Cook County News Herald

Hike up Eagle Mountain raises money for literacy in Africa



Tom Warth, the founder of St. Paul-based Books For Africa (BFA), led a group of 25 hikers up Eagle Mountain on the North Shore on Sunday, May 26, to raise $12,000 to send a container of books to children in Togo in Africa.

The money raised will pay to ship 40,000 books to the West African country.

Warth, 83, has led numerous fundraising walks for BFA over the years including a walk across Zanzibar Island off the coast of Africa, across the country of Gambia and up Mount Kilimanjaro. He has also walked across Minnesota, Wisconsin and from the Canadian border to Iowa to promote literacy in Africa.

“I can’t think of a better way to spend Memorial Day weekend than taking in the best views from the highest point in Minnesota all in an effort to help the children of Africa,” Warth said.

Warth, who emigrated to the U.S. from the United Kingdom in 1960, sold his car book publishing company in Osceola, Wisconsin, in 1988 and went on an around-the-world journey.
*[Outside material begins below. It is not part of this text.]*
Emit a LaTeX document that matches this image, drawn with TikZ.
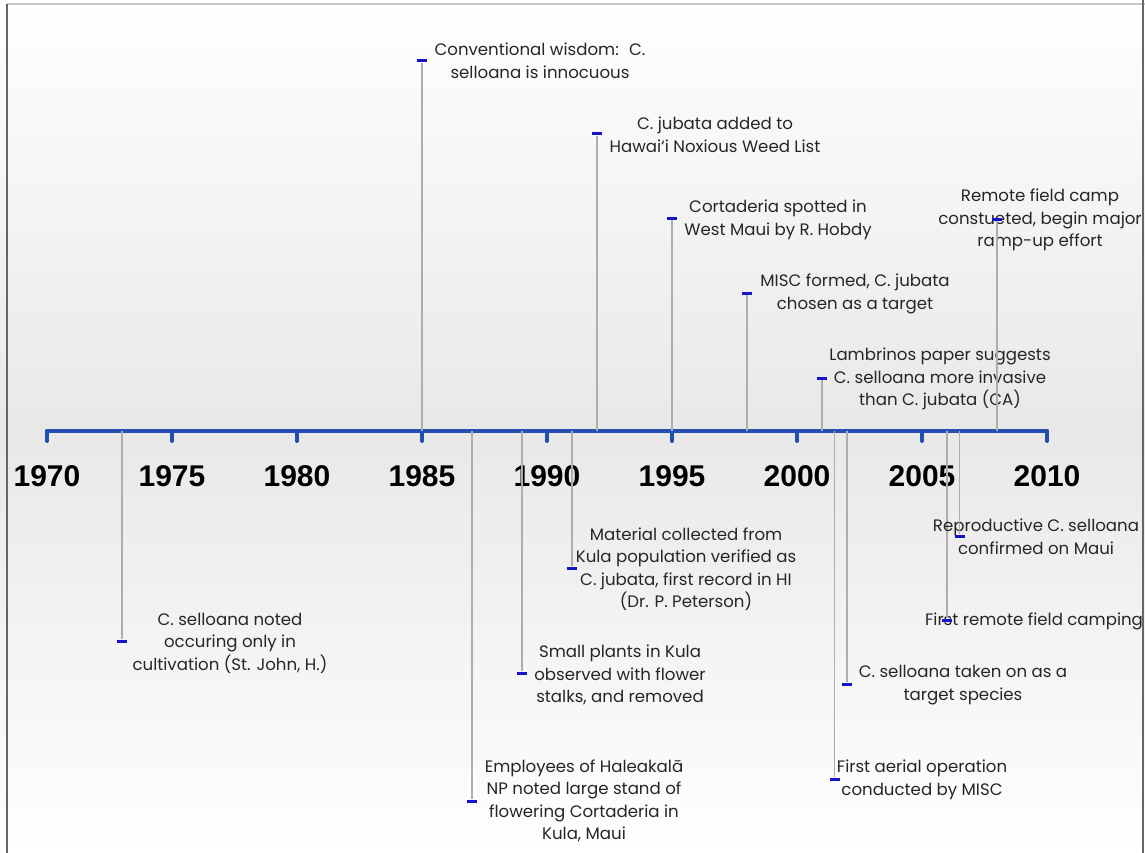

He visited a small library in Jinja, Uganda, the source of the great Nile River. The shelves were mostly empty so Warth had the idea to do something that would have an impact on the students of Africa: end the book famine. It became the mission of Books For Africa.

Books For Africa is the largest shipper of donated text and library books to the African continent, shipping over 44 million books to all 55 countries on the African continent since 1988. In fiscal year 2018 alone, Books For Africa shipped 2.3 million books and 123 computers and e-readers containing 283,000 digital books, to 29 countries. More than $2.2 million was raised last year to ship these books to the students of Africa.